Parenting styles: are you adopting the right one?

Parenting style: which one is the best?
Children of authoritative parents show the most favorable outcomes of all.

Imagine, you are the parent of a seven-year-old boy, and these days, you are getting complaints from his schools that he often steals other children’s stuff. You are worried, “Why is this happening? Me or my spouse always treats him very softly, never gives him any whims or rules very strictly. So where did he learn such behavior?”

Here in this above-given situation, the first thing to understand is whether the parenting style that has been pursued here is the right one and, secondly, how parenting may affect the social, emotional, and intellectual development of a child.
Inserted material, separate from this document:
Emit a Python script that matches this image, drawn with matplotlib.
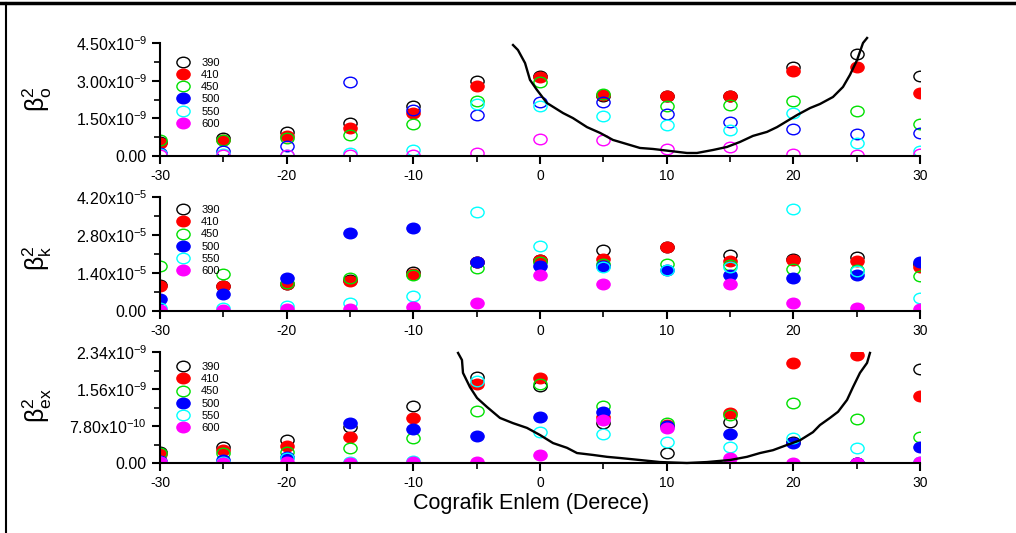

The best-known research on parenting styles considered until today is Diana Baumrind’s study, which includes three types of parenting and later updated by Eleanor Maccoby and colleagues that encompass a total of four parenting styles.

Authoritarian parenting:

The principle of this style is “very strict and unquestioning obedience” towards parents. Authoritarian parents expect their child to obey their words as “law” without further explaining to the child the necessity of these regulations. They do not tolerate any different viewpoints from their child. Instead, they often use forceful tricks to attain their unreasonable expectations.

Children of authoritarian parents tend to be withdrawn, lack sociability, and achieve average academic performance. They hesitate to initiate any operations due to lack of self-confidence, mostly seen in girls, whereas boys become unusually hostile.

Authoritative parenting:

This is a “firm but flexible” style of parenting. Unlike the authoritarians, authoritative parents always provide explanations before telling their children why they should behave such a way and give rationale regarding punishment if they don’t obey the rule. They never exclusively compel their children to follow their thoughts; instead, they provide them with the ground to express their different stances. Such parenting indirectly encourages the child to be independent.

Children of authoritative parents tend to be more self-reliant, confident, friendly, co-operative, high academic achievers. Even in later life, they tend to adjust and overcome more adversities.

Permissive parenting:

This is a “lax” pattern of parenting. Unlike the authoritative parenting, permissive parents rarely exert firm control over their children’s behavior. The above fictitious situation mentioned in this writing is an outcome of permissive parenting. These parents permit their children to express their feelings and impulses freely without placing little or no limits on their behavior. Thus children can hardly differentiate between fair and unfair. Such children become dependent and moody, lack of social competence, and often get involved in criminal activities in later life.

Uninvolved parenting:

This is the “extremely lax and withdrawn” form of parenting. Uninvolved parents are those who see their role as no more than just feeding, clothing, and giving shelter to their child. This is because perhaps they are so stressed out regarding their issues or emotionally reject their children.

Children of uninvolved parents show the worst possible outcomes. They show aggression and temper tantrums as children and mostly become hostile, selfish, rebellious, antisocial, and delinquent in adolescence and later life.

So which type of parenting should you adopt?

Researches have shown that children of authoritative parents show the most favorable outcomes of all. Still, not one style of parenting can be consistent with a parent all through life. For instance, an authoritarian parent may act as a permissible one when his child who catches a cold very often wants to have ice cream because it’s his birthday. Even in a significant number of cases, it has been seen that children of authoritarian and permissive parents develop quite successfully.

Also, cultural contexts often influence parenting style. The Chinese concept of “Chiao shun” suggests that parents should be strict, firm, and in tight control of their children’s behavior. Even in Bangladesh, parents are highly directive with their children, pushing them to excel and controlling their behavior according to the social and religious values considerably higher degrees than that of western countries, and these things eventually work. Study shows that children of Asian parents tend to be more successful, particularly academically. In contrast, in the U.S., parents are advised to follow authoritative methods and explicitly to avoid authoritarian styles. 

In sum, it appears that the authoritative parenting style is the most consistently associated with positive developmental outcomes, but yet, no single parenting can be marked as the “ideal” one. Instead, parents should pick the proper style of parenting according to that particular situation and context.